Answer 4 · 2020-02-21T18:04:07.000Z

Hi @shufflebyte

This is actually not a tensorflow bug.

def copy_model(model, x):
    copied_model = MetaModel()
    copied_model.forward(x)
    copied_model.set_weights(model.get_weights())
    return copied_model

In this function, Model.get_weights actually returns some numpy arrays, and Model.set_weights is used to overwrite weight values from numpy arrays rather than replace the trainable variables with another set of variables. Therefore, in effect, this function does not copy a model as we expect.

This is not problematic in this repo because we do manual replacement:

                k = 0
                model_copy = copy_model(model, x)
                for j in range(len(model_copy.layers)):
                    model_copy.layers[j].kernel = tf.subtract(model.layers[j].kernel,
                                tf.multiply(lr_inner, gradients[k]))
                    model_copy.layers[j].bias = tf.subtract(model.layers[j].bias,
                                tf.multiply(lr_inner, gradients[k+1]))
                    k += 2

Answer 5 · 2020-02-24T09:08:16.000Z

Hi @llan-ml
I have been stuck in this issue some while.
Surely we can update the parameters of copied model manually, but if we need to add several steps of SGD in our inner loop to update the copied model serveral times, we need to compute the gradients on the copied model. But there is no trainable variables in the copied model, GradientTape cannot compute the gradients.

Actually i tried to directly apply a tf.keras.optimizers.SGD() for updating the fast weights, this can keep the variables in the copied model trainable.

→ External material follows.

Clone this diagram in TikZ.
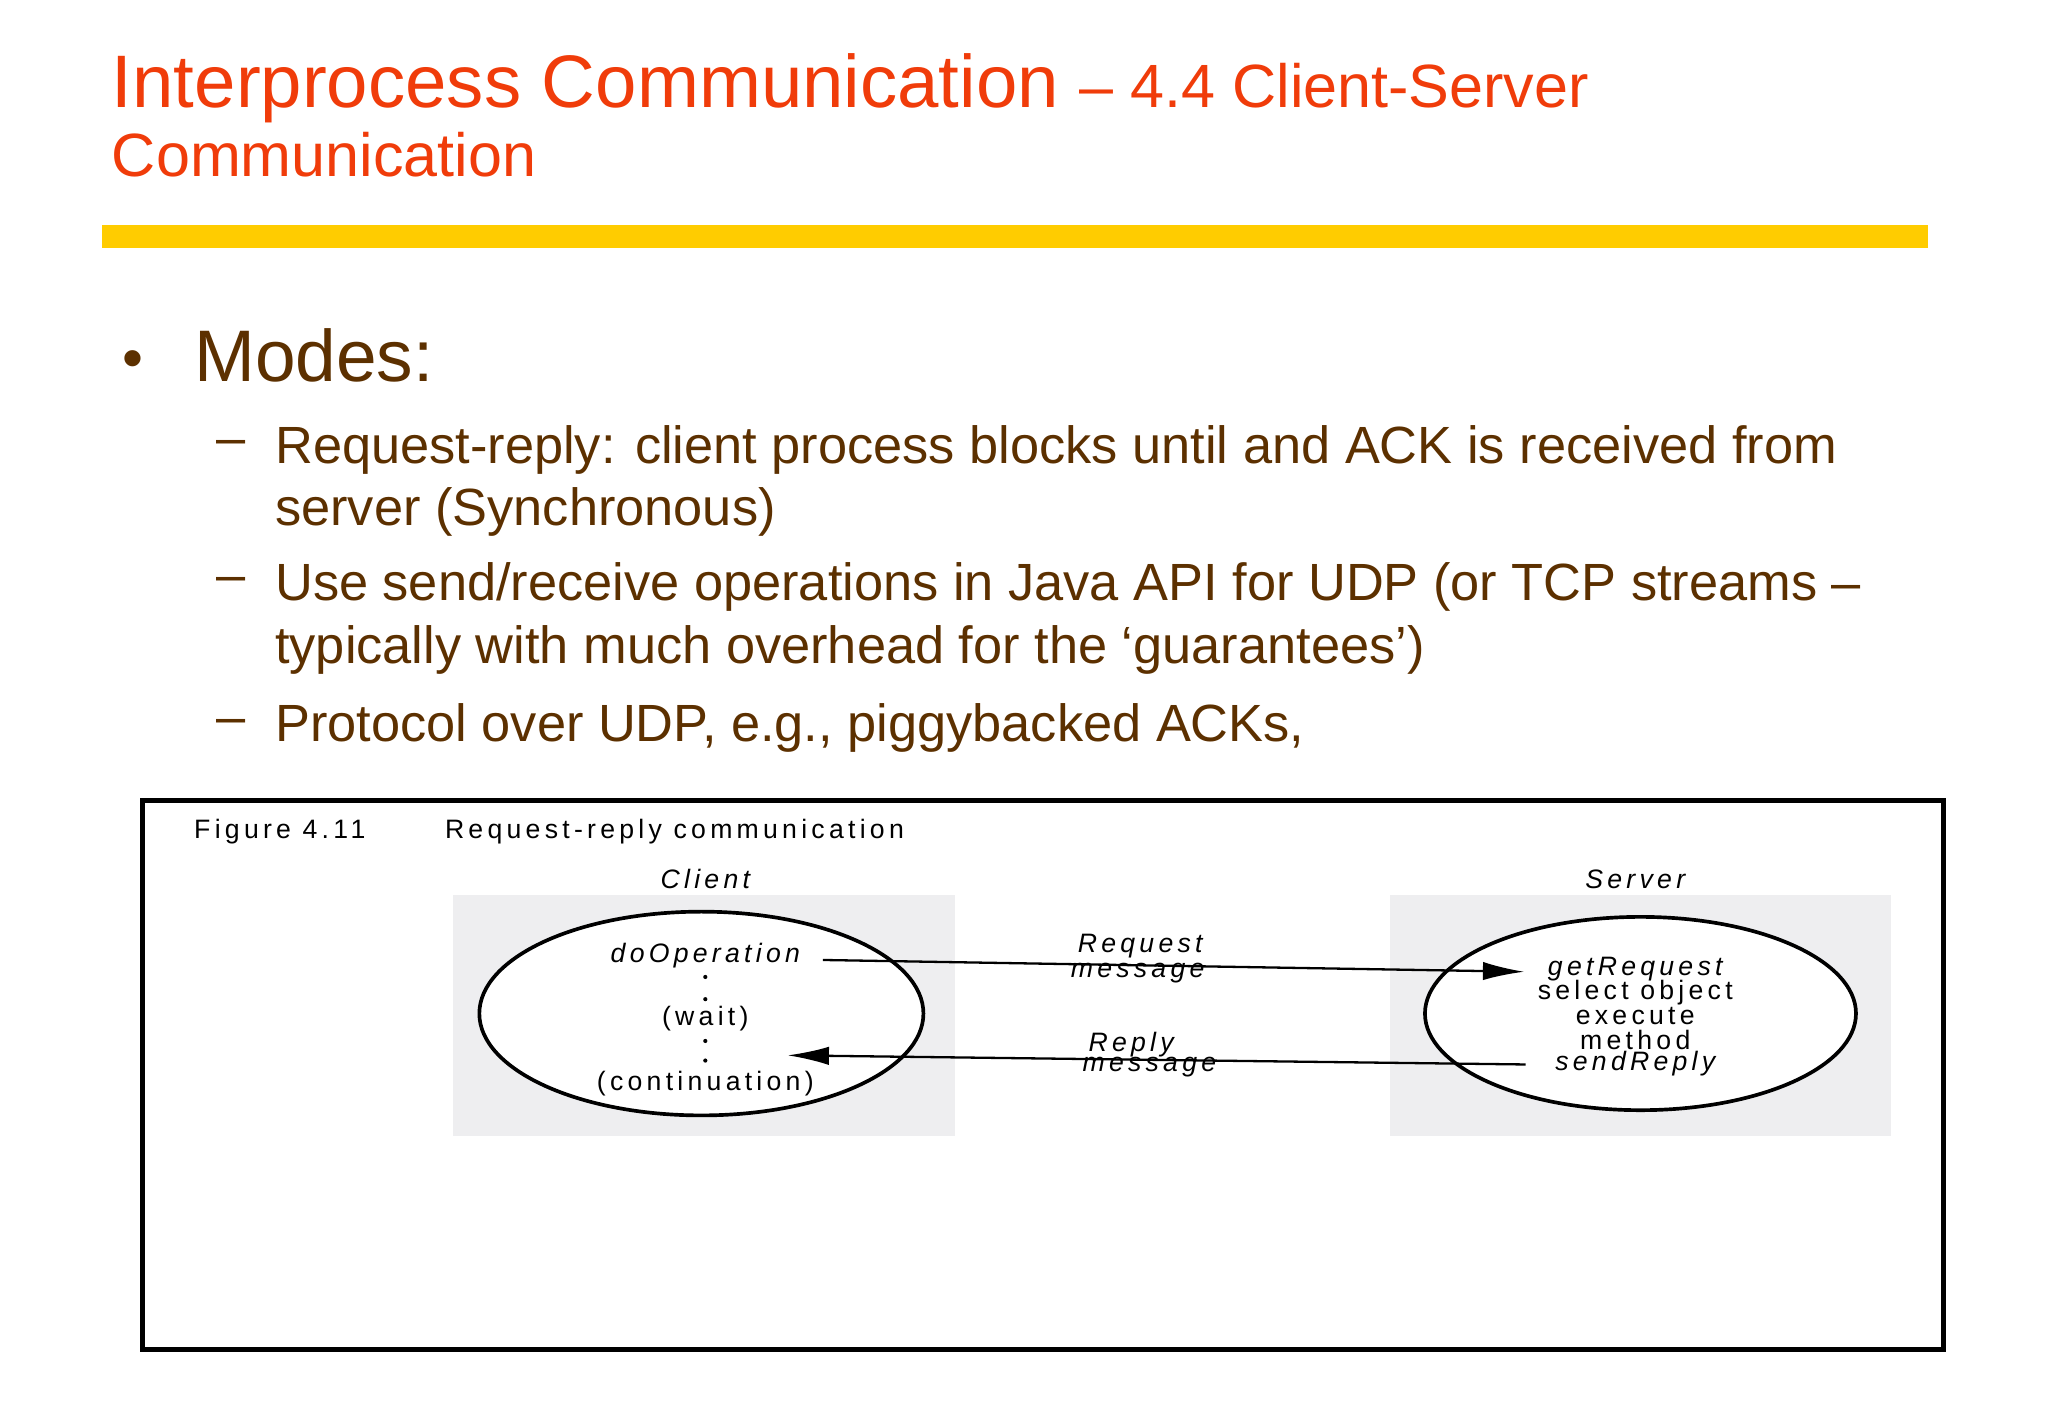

Answer 6 · 2020-02-24T09:21:06.000Z

Hi @davidjimenezphd

Have you found out how to add batch and serveral SGD steps?

I have ben stuck in this problem some days, I tried to use two tapes to watch the whole batch
process, and use stop_recording() function during the batch process to control it. It seems i can add
several SGD steps to update fast weights several times. But i failed to compute the gradients of the
whole batch, it returns a list of None. Could you please tell me how do you solve this problem.

Answer 7 · 2020-02-24T10:12:12.000Z

Hi @HilbertXu

In the case of multiple inner gradient steps, you need to manually watch the weight tensors (they are already not tf.Variable) and the tape could compute their gradients.

Answer 8 · 2020-02-24T10:38:46.000Z

Hi llan-ml

Thanks for your help, i will try it later

Answer 9 · 2020-02-24T13:31:13.000Z

Hi @HilbertXu

I wrote a toy MAML-like script, which may be helpful for you. Please let me know if you find that the implementation is correct and works in more practical situations.

Answer 10 · 2020-02-24T14:24:47.000Z

Hi @llan-ml

It shows that i dont have the access to your files. Could u please help me with this?

Maybe we can chat on wechat or email? My ss server has been blocked so it's hard for me to
access to the colab.

Answer 11 · 2020-02-24T15:35:21.000Z

I forgot to enable sharing of that link, and now it should be accessible. Also, feel free to access me by email in my profile.

Answer 12 · 2020-07-15T04:40:24.000Z

Hi @shufflebyte

This is actually not a tensorflow bug.
def copy_model(model, x):
    copied_model = MetaModel()
    copied_model.forward(x)
    copied_model.set_weights(model.get_weights())
    return copied_model
In this function, Model.get_weights actually returns some numpy arrays, and Model.set_weights is used to overwrite weight values from numpy arrays rather than replace the trainable variables with another set of variables. Therefore, in effect, this function does not copy a model as we expect.

This is not problematic in this repo because we do manual replacement:
                k = 0
                model_copy = copy_model(model, x)
                for j in range(len(model_copy.layers)):
                    model_copy.layers[j].kernel = tf.subtract(model.layers[j].kernel,
                                tf.multiply(lr_inner, gradients[k]))
                    model_copy.layers[j].bias = tf.subtract(model.layers[j].bias,
                                tf.multiply(lr_inner, gradients[k+1]))
                    k += 2

But I also have error, why model.get_weight() return empty list.

        with tf.GradientTape() as support_tape:
            support_tape.watch(model.trainable_variables)
            y_pred = model.forward(x1[i])
            support_loss = compute_loss(y1, y_pred)

        gradients = support_tape.gradient(support_loss, model.trainable_variables)
        # inner_optimizer.apply_gradients(zip(gradients, model.trainable_variables))
        k = 0
        for j in range(len(model.layers)):
            model.layers[j].kernel = tf.subtract(model.layers[j].kernel, tf.multiply(lr_inner, gradients[k]))
            model.layers[j].bias = tf.subtract(model.layers[j].bias, tf.multiply(lr_inner, gradients[k + 1]))
            k += 2
        print(model.get_weights())`

Answer 13 · 2020-07-15T05:17:21.000Z

I forgot to enable sharing of that link, and now it should be accessible. Also, feel free to access me by email in my profile.

with tf.GradientTape() as outer_tape:
  copied_model = model
  for _ in range(2):
    with tf.GradientTape(watch_accessed_variables=False) as inner_tape:
      inner_tape.watch(copied_model.inner_weights)
      inner_loss = compute_loss(copied_model, x, y)
    inner_grads = inner_tape.gradient(inner_loss, copied_model.inner_weights)
    # print(inner_grads)
    # print("================")
    copied_model = MetaModel.copy_from(copied_model, inner_grads)
  outer_loss = compute_loss(copied_model, x, y)
outer_grads = outer_tape.gradient(outer_loss, model.inner_weights)
optimizer.apply_gradients(zip(outer_grads, model.inner_weights))

And I try your code, the model and copied_model is the same object.When you update copied_model,it also update model.